In Singapore, "everyone knows everyone and the network is very dense," said Lenka Snajdrova, a 27-year-old analyst at Morgan Stanley from the Czech Republic who moved to Singapore two years ago. "Before I came here I had nothing to do with Asia and it's a setback. If you're in a high position and you need to know people to call, not having the connections can hurt you."

To expand networks, women should develop a wide net of social contacts, including industry groups, women's business organizations, alumni associations and community groups.

Accept invitations from coworkers and clients, no matter how tired you might be at the end of the day. "If you're invited to a 10 p.m. dinner in India, for example, you go," Denzel said. "You take those invitations. You need to show a sincere effort to acclimate and to get to know people."

Focus on Work/Life Balance

If you have a family, plan to work as hard or harder in Asia when it comes to balancing your personal and professional lives.

"If you are in a senior role that requires global connectivity, you are likely to be working most evenings," said Boden. "It's unlikely you'll be home before 10 p.m. most nights."

Working around time zones on the other side of the globe is expected and needs to be "managed as best as possible," says Monique Ritacca-Herena, senior vice president and chief personnel officer for PepsiCo Asia, Middle East and Africa. That means being available for important meetings if they require travel, and also taking part in conference calls or video meetings, even if they're occurring at 2 a.m. your time.

You should also be aware of how your host country views women's roles when it comes to bringing home a paycheck and caring for the family.

"Sri Lanka is quite forward-looking, but the responsibility for taking care of the home and the children still rests on the shoulders of the women, even though the responsibility to earn money is shared between the two partners," said Rapacioli of CIMA. "You have to juggle that burden and those competing priorities."

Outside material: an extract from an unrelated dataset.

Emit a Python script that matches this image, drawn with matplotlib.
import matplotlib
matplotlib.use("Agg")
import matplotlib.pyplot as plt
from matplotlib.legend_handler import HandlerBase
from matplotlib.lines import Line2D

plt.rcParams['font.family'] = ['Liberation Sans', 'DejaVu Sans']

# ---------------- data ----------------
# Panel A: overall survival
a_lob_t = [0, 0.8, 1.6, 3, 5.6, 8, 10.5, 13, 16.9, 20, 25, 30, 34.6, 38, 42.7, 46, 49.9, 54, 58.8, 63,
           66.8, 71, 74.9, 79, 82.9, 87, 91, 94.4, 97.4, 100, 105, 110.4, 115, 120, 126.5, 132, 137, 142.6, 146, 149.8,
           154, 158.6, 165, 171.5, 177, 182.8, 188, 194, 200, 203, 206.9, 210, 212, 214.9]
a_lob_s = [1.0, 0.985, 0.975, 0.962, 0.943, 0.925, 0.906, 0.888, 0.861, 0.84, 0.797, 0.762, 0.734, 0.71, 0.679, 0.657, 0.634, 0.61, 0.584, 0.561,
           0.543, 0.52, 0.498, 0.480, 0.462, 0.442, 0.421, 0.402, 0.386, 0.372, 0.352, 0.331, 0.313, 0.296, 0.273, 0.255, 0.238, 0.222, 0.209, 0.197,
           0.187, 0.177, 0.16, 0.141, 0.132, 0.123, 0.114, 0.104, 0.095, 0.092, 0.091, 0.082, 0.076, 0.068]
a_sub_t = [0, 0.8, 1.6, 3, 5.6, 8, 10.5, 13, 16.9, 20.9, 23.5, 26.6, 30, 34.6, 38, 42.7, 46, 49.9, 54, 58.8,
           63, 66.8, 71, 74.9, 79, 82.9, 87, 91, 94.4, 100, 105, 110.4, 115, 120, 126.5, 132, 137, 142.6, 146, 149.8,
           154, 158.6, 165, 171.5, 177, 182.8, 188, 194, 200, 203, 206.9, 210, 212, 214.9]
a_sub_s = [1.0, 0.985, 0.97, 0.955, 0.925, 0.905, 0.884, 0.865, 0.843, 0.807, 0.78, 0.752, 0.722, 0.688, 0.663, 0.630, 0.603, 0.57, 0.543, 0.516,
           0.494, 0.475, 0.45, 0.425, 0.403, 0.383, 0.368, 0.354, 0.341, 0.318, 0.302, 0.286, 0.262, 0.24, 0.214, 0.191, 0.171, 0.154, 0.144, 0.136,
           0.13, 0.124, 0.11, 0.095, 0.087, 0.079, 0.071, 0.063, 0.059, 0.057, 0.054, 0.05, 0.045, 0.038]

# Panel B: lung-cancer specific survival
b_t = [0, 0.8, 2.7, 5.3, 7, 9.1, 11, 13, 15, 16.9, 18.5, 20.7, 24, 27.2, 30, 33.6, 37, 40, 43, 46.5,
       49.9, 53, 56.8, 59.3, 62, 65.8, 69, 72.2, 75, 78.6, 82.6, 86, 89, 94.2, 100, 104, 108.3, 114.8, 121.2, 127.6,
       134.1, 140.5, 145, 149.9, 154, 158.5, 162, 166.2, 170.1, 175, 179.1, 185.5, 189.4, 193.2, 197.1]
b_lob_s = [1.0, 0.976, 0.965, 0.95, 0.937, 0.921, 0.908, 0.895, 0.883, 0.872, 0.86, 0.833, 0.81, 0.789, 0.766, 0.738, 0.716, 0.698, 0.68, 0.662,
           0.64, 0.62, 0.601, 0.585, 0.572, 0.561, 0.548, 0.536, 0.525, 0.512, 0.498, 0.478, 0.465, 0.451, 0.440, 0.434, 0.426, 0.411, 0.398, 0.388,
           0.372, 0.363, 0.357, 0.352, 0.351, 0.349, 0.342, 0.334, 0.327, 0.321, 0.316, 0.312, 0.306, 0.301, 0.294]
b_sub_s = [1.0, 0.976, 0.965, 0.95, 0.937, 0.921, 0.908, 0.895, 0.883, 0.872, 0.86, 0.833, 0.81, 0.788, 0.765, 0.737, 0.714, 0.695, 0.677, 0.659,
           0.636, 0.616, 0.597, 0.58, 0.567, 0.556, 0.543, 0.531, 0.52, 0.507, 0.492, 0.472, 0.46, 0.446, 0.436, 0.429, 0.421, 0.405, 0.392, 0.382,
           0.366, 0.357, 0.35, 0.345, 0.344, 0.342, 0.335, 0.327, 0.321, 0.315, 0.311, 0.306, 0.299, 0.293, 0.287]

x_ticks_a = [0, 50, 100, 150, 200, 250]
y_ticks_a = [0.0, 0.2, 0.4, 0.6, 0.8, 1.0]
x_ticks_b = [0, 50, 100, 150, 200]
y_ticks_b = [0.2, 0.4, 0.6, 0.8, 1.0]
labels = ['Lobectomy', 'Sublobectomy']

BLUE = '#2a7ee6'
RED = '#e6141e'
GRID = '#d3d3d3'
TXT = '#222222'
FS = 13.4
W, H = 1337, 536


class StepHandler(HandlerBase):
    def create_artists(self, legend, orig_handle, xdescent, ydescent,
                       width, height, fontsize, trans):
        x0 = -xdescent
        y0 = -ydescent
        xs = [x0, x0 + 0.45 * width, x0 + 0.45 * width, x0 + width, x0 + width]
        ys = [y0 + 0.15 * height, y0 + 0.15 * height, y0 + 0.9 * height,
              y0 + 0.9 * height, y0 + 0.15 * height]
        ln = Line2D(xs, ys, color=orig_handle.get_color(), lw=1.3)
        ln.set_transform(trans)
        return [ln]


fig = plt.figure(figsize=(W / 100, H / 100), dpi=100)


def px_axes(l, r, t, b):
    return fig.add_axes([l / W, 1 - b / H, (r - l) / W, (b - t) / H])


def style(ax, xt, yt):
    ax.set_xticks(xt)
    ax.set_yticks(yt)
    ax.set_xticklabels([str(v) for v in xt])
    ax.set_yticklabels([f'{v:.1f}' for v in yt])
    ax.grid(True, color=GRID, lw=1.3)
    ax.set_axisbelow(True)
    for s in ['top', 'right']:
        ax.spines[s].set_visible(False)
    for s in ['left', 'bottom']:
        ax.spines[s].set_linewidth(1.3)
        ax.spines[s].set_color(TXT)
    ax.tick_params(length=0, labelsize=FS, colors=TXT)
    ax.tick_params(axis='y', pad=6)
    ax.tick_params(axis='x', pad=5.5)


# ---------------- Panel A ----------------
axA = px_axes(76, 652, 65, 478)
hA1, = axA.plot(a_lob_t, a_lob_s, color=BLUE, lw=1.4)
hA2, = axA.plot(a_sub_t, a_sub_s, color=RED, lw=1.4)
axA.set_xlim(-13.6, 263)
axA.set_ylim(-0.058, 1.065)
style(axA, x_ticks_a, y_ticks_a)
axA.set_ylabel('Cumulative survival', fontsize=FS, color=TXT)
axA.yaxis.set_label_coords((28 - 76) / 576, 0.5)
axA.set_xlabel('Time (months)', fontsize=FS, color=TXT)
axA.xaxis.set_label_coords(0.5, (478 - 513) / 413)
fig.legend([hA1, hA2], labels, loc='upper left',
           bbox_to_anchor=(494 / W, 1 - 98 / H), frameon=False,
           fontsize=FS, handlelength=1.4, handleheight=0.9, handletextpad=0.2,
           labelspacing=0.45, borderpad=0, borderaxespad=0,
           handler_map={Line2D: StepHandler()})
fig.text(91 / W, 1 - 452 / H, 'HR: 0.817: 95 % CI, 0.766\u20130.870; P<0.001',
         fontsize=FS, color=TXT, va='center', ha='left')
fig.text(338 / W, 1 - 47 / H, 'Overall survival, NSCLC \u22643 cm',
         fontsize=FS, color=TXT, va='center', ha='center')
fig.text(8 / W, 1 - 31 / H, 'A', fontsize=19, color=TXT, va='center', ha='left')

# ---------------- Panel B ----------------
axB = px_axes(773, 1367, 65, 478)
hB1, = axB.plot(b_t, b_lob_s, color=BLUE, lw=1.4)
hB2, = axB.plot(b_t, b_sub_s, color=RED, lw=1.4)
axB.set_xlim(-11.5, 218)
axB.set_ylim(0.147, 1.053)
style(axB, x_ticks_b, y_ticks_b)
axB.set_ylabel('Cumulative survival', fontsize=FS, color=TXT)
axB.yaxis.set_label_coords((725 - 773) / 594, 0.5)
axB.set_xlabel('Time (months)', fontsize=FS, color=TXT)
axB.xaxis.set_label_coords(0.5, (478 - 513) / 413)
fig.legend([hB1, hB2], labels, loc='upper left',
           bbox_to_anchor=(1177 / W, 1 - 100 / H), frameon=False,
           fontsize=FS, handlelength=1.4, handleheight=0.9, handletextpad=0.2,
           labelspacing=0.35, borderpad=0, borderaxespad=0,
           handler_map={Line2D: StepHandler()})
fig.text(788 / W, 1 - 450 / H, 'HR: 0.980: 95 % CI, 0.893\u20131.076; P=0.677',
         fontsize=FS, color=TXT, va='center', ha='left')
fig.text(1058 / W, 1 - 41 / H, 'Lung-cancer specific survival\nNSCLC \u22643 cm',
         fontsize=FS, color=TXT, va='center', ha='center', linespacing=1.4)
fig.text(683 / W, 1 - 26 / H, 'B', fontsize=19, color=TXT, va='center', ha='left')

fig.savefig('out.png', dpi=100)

Fortunately, home child-care is extremely affordable in places such as Hong Kong, Singapore, Indonesia and Malaysia. Many homes in Singapore, for example, are built with a room to accommodate an "amah," or a live-in caretaker and housekeeper. On average, it costs about $600 Singaporean dollars, or $460 U.S. dollars, to employ an amah for one month, according to XpatXperience, a website for expatriates living in Singapore. In New York City, it can cost the same amount to employ a live-in per week, according to 4nannies.com, an online nanny resource.

"The advantage of being a woman out here is everyday we're allowed an affordable support structure in the way of domestic help," said Denzel, who has two children aged 13 and 11 and who has employed an amah for 11 years. "Working abroad takes you away from the built-in support system of your extended family. In Asia, we're fortunate to have this option which allows me to have a job where i can travel and still spend quality time with my kids."

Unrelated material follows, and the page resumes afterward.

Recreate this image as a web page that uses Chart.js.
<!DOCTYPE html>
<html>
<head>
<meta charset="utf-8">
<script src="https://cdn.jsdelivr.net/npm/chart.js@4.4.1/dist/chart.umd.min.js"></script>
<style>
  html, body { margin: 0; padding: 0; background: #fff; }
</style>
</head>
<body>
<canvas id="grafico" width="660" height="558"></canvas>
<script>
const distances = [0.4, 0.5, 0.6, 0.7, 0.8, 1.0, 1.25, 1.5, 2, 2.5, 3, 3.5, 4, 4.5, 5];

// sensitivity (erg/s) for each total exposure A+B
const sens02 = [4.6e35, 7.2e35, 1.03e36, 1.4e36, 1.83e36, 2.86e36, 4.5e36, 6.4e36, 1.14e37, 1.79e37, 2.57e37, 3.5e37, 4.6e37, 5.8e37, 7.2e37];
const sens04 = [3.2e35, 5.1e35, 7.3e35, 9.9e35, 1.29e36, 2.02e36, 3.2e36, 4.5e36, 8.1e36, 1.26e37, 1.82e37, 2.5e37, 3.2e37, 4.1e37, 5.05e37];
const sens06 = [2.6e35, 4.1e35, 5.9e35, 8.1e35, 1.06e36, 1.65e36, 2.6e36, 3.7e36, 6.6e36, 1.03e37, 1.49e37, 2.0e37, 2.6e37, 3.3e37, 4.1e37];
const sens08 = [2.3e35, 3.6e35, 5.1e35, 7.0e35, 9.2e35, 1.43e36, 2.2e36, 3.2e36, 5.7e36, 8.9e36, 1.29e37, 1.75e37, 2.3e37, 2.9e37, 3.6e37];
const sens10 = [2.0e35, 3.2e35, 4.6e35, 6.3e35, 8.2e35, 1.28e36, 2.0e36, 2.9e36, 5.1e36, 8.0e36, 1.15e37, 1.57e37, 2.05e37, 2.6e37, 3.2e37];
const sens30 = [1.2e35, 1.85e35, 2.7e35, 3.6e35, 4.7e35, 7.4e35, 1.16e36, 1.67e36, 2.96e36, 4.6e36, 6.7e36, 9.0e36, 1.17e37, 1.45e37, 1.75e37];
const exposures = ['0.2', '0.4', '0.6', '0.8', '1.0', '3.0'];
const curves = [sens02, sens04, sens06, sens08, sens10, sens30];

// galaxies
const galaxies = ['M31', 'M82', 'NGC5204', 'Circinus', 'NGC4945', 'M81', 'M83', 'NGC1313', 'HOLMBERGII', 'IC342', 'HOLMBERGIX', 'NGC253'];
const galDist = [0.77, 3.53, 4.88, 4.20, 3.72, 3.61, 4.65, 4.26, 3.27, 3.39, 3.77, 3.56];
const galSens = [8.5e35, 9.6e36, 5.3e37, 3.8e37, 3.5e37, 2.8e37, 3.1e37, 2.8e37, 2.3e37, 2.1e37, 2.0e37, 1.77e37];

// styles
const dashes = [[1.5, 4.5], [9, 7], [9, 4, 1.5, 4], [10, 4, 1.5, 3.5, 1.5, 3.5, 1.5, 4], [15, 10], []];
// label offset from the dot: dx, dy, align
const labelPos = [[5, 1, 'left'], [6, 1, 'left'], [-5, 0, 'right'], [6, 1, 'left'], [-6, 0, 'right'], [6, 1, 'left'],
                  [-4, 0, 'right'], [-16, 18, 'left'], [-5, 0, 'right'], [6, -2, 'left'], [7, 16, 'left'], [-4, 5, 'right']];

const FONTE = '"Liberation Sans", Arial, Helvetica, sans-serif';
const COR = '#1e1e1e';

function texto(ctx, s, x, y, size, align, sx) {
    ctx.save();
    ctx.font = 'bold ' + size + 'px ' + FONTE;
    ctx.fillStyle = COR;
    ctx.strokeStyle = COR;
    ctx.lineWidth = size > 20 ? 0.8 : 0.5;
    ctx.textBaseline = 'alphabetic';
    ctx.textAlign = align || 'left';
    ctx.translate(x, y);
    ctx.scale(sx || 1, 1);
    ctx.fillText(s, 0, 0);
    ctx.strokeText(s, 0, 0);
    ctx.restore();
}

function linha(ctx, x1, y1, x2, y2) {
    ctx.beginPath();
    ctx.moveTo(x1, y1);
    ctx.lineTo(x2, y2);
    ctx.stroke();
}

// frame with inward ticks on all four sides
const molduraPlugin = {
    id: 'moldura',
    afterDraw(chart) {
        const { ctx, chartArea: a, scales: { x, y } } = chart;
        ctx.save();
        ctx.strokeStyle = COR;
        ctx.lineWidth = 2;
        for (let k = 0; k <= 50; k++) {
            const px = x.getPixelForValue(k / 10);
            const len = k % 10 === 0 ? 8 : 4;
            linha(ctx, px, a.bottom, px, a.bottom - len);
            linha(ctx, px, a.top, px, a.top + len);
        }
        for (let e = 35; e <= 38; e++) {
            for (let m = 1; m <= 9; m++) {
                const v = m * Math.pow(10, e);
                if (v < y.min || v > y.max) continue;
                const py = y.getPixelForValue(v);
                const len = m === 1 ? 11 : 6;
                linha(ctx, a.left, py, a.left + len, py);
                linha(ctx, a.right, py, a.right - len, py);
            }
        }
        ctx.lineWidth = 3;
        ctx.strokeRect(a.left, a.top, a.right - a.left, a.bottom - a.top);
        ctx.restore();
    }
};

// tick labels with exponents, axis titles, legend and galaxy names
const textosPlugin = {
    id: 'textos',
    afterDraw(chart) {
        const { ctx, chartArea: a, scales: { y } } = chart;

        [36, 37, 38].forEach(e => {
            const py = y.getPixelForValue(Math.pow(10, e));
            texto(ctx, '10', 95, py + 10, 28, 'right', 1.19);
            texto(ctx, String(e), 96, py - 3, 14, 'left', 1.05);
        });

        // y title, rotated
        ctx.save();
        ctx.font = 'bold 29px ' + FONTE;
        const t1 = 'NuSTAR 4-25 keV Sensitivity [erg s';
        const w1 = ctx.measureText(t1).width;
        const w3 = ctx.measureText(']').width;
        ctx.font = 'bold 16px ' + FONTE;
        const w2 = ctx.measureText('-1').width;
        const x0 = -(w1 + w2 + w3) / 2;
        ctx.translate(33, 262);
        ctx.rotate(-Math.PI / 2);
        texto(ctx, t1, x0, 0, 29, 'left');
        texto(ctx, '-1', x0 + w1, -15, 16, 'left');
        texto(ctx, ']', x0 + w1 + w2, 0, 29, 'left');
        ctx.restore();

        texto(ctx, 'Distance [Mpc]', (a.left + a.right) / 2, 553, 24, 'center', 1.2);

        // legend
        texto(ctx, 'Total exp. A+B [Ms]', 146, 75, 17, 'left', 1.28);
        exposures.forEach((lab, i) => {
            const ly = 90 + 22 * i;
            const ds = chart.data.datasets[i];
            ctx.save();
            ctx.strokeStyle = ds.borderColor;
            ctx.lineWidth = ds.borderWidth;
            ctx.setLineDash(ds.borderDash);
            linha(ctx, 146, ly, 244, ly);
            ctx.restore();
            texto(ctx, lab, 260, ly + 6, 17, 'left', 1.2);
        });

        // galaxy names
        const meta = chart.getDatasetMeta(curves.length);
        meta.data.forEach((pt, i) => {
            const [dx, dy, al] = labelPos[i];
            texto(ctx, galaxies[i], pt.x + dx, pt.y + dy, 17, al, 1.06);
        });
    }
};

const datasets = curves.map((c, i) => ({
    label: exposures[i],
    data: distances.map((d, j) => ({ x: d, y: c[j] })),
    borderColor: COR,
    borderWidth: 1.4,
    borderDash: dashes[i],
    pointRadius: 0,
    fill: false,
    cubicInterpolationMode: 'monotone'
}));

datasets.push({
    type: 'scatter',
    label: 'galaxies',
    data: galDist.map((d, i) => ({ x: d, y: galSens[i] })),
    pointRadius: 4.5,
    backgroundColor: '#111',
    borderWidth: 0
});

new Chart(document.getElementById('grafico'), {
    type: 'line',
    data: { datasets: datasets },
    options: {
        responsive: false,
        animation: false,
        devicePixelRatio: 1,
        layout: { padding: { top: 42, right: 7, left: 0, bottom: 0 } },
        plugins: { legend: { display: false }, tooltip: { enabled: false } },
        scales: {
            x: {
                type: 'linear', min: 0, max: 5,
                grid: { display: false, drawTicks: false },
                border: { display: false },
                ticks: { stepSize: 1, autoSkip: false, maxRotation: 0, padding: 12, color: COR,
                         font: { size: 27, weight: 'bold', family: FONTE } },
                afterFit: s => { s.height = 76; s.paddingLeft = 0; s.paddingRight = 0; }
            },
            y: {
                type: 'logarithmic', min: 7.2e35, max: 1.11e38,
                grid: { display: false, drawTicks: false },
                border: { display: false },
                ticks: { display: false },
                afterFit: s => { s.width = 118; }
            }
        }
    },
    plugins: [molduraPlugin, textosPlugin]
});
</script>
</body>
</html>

Don't Be Afraid to Be a Woman

Above all, behave like a woman. Asian cultures support leaders who are open to collaboration and put an emphasis on strong interpersonal relationships.

"Women can do well in Asia because many of the cultures have an indirect style of communication," said Horan of The Horan Group. "It's about being a collaborative and facilitative leader. Women have that natural proclivity."

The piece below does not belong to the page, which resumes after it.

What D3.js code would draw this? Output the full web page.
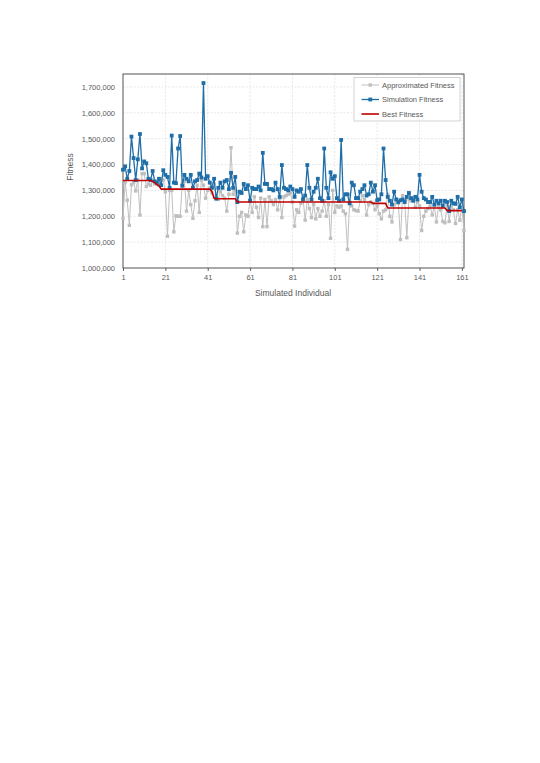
<!DOCTYPE html>
<html>
<head>
<meta charset="utf-8">
<script src="https://cdn.jsdelivr.net/npm/d3@7"></script>
<style>
  body { margin: 0; background: #ffffff; }
  svg { display: block; font-family: "Liberation Sans", Arial, sans-serif; }
  .grid line { stroke: #d9d9d9; stroke-width: 0.6px; stroke-dasharray: 2 1.5; }
  .axis text { fill: #595959; font-size: 7.5px; }
  .axis path.domain { display: none; }
  .axis line { stroke: #404040; }
  .title { fill: #595959; font-size: 8.5px; }
  .legend text { fill: #595959; font-size: 7.5px; }
</style>
</head>
<body>
<div id="chart"></div>
<script>
// values in thousands
const approximated = [
  1192, 1330, 1262, 1165, 1322, 1330, 1298, 1340, 1205, 1365,
  1365, 1315, 1325, 1320, 1335, 1325, 1330, 1320, 1345, 1340,
  1295, 1123, 1300, 1300, 1140, 1202, 1200, 1200, 1325, 1335,
  1220, 1300, 1245, 1192, 1260, 1320, 1215, 1340, 1320, 1270,
  1300, 1310, 1290, 1325, 1280, 1265, 1295, 1280, 1270, 1220,
  1285, 1465, 1285, 1300, 1135, 1200, 1215, 1140, 1205, 1200,
  1265, 1215, 1275, 1235, 1195, 1270, 1160, 1265, 1160, 1275,
  1260, 1245, 1265, 1225, 1270, 1195, 1275, 1280, 1285, 1290,
  1255, 1162, 1225, 1215, 1250, 1270, 1185, 1265, 1230, 1195,
  1245, 1190, 1230, 1200, 1220, 1260, 1200, 1245, 1115, 1300,
  1215, 1240, 1235, 1240, 1220, 1210, 1072, 1255, 1240, 1225,
  1222, 1220, 1260, 1280, 1265, 1205, 1245, 1255, 1250, 1225,
  1240, 1210, 1190, 1220, 1225, 1285, 1200, 1178, 1245, 1255,
  1250, 1110, 1280, 1260, 1117, 1265, 1260, 1270, 1235, 1255,
  1240, 1145, 1200, 1220, 1230, 1240, 1205, 1240, 1178, 1240,
  1225, 1180, 1175, 1240, 1180, 1240, 1225, 1172, 1225, 1185,
  1235, 1145
];

const simulation = [
  1380, 1393, 1345, 1375, 1508, 1425, 1340, 1420, 1518, 1385,
  1412, 1405, 1345, 1340, 1375, 1335, 1330, 1345, 1320, 1378,
  1360, 1352, 1310, 1512, 1330, 1328, 1462, 1510, 1318, 1360,
  1345, 1335, 1360, 1310, 1335, 1340, 1365, 1350, 1715, 1345,
  1355, 1330, 1310, 1345, 1268, 1310, 1330, 1310, 1335, 1340,
  1305, 1368, 1310, 1352, 1255, 1295, 1290, 1325, 1305, 1320,
  1260, 1310, 1305, 1305, 1315, 1300, 1445, 1325, 1325, 1305,
  1305, 1300, 1330, 1305, 1275, 1398, 1310, 1305, 1300, 1315,
  1305, 1275, 1300, 1295, 1305, 1265, 1280, 1398, 1310, 1265,
  1295, 1310, 1345, 1270, 1260, 1462, 1310, 1270, 1370, 1345,
  1355, 1270, 1260, 1495, 1265, 1285, 1285, 1250, 1330, 1320,
  1270, 1270, 1295, 1305, 1320, 1280, 1285, 1330, 1295, 1320,
  1262, 1265, 1285, 1462, 1340, 1275, 1260, 1245, 1295, 1265,
  1255, 1262, 1265, 1255, 1275, 1290, 1270, 1260, 1275, 1265,
  1360, 1295, 1270, 1265, 1255, 1255, 1275, 1245, 1260, 1250,
  1260, 1240, 1260, 1255, 1220, 1260, 1250, 1248, 1275, 1235,
  1265, 1220
];

// best fitness as runs of [value, count]
const bestRuns = [
  [1338, 14], [1335, 1], [1330, 1], [1322, 1], [1318, 1],
  [1305, 24], [1295, 1], [1270, 1], [1268, 10],
  [1255, 64], [1250, 7], [1232, 28], [1222, 8]
];
const best = bestRuns.flatMap(([v, n]) => Array(n).fill(v));

const yTicks = [1000000, 1100000, 1200000, 1300000, 1400000, 1500000, 1600000, 1700000];
const xTicks = [1, 21, 41, 61, 81, 101, 121, 141, 161];
const seriesNames = ['Approximated Fitness', 'Simulation Fitness', 'Best Fitness'];

const margin = { top: 74, left: 123 },
    width = 341,
    height = 194;

const svg = d3.select('#chart').append('svg')
    .attr('width', 540)
    .attr('height', 763);

const g = svg.append('g')
    .attr('transform', 'translate(' + margin.left + ',' + margin.top + ')');

const xScale = d3.scaleLinear().domain([1, simulation.length]).range([0, width]);
const yScale = d3.scaleLinear().domain([1000000, 1750000]).range([height, 0]);

// gridlines
g.append('g').attr('class', 'grid')
    .selectAll('line').data(yTicks.slice(1)).join('line')
    .attr('x1', 0).attr('x2', width)
    .attr('y1', d => yScale(d)).attr('y2', d => yScale(d));
g.append('g').attr('class', 'grid')
    .selectAll('line').data(xTicks.slice(1)).join('line')
    .attr('y1', 0).attr('y2', height)
    .attr('x1', d => xScale(d)).attr('x2', d => xScale(d));

// axes
g.append('g').attr('class', 'y axis')
    .call(d3.axisLeft(yScale).tickValues(yTicks).tickFormat(d3.format(',')).tickSize(0).tickPadding(8));

g.append('g').attr('class', 'x axis')
    .attr('transform', 'translate(0,' + height + ')')
    .call(d3.axisBottom(xScale).tickValues(xTicks).tickSize(3).tickPadding(4))
    .call(sel => sel.selectAll('line').attr('stroke-width', 0.8));

// plot frame
g.append('rect')
    .attr('width', width).attr('height', height)
    .attr('fill', 'none').attr('stroke', '#404040').attr('stroke-width', 0.9);

svg.append('text').attr('class', 'title')
    .attr('text-anchor', 'middle')
    .attr('transform', 'translate(73,' + (margin.top + 93) + ') rotate(-90)')
    .text('Fitness');
svg.append('text').attr('class', 'title')
    .attr('text-anchor', 'middle')
    .attr('x', margin.left + width / 2 - 0.5).attr('y', 296)
    .text('Simulated Individual');

const line = d3.line()
    .x((d, i) => xScale(i + 1))
    .y(d => yScale(d * 1000));

const styles = [
    { data: approximated, color: '#bfbfbf', width: 1, marker: 3.4 },
    { data: simulation, color: '#1f6ea8', width: 1.3, marker: 3.8 },
    { data: best, color: '#c00000', width: 1.6, marker: 0 }
];

styles.forEach(s => {
    g.append('path')
        .attr('d', line(s.data))
        .attr('fill', 'none')
        .attr('stroke', s.color)
        .attr('stroke-width', s.width)
        .attr('stroke-linejoin', 'round');
    if (s.marker) {
        g.append('g').selectAll('rect').data(s.data).join('rect')
            .attr('x', (d, i) => xScale(i + 1) - s.marker / 2)
            .attr('y', d => yScale(d * 1000) - s.marker / 2)
            .attr('width', s.marker).attr('height', s.marker)
            .attr('fill', s.color);
    }
});

// legend
const legend = svg.append('g').attr('class', 'legend')
    .attr('transform', 'translate(354,77.5)');
legend.append('rect')
    .attr('width', 106).attr('height', 43.5)
    .attr('fill', '#ffffff').attr('stroke', '#bfbfbf').attr('stroke-width', 0.7);
seriesNames.forEach((name, i) => {
    const s = styles[i];
    const item = legend.append('g').attr('transform', 'translate(0,' + (7.5 + i * 14.5) + ')');
    item.append('line')
        .attr('x1', 7.5).attr('x2', 25)
        .attr('stroke', s.color).attr('stroke-width', s.width);
    if (s.marker) {
        item.append('rect')
            .attr('x', 16.25 - s.marker / 2).attr('y', -s.marker / 2)
            .attr('width', s.marker).attr('height', s.marker)
            .attr('fill', s.color);
    }
    item.append('text')
        .attr('x', 28).attr('dy', '0.35em')
        .text(name);
});
</script>
</body>
</html>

"Women should capitalize on the qualities that they are naturally blessed with," like being sensitive and consultative, said Lim Chye Lian, Singapore-based global chair of global executive search firm IIC Partners. "The mistake would be to try too hard and emulate the male gender, especially in a male-dominated work environment."

But don't forget to adhere to your own identity. Karen Dalgleish, a Singapore-based, 45-year-old director of Borrowed Brains, a company that connects experts to various client projects, doesn't think ex-pats should go overboard in trying to be deferential.

"Don't let it stop you from treating people like other individuals," she said. "I don't believe in changing yourself to become so Asian that they don't know whether you're different from them or not."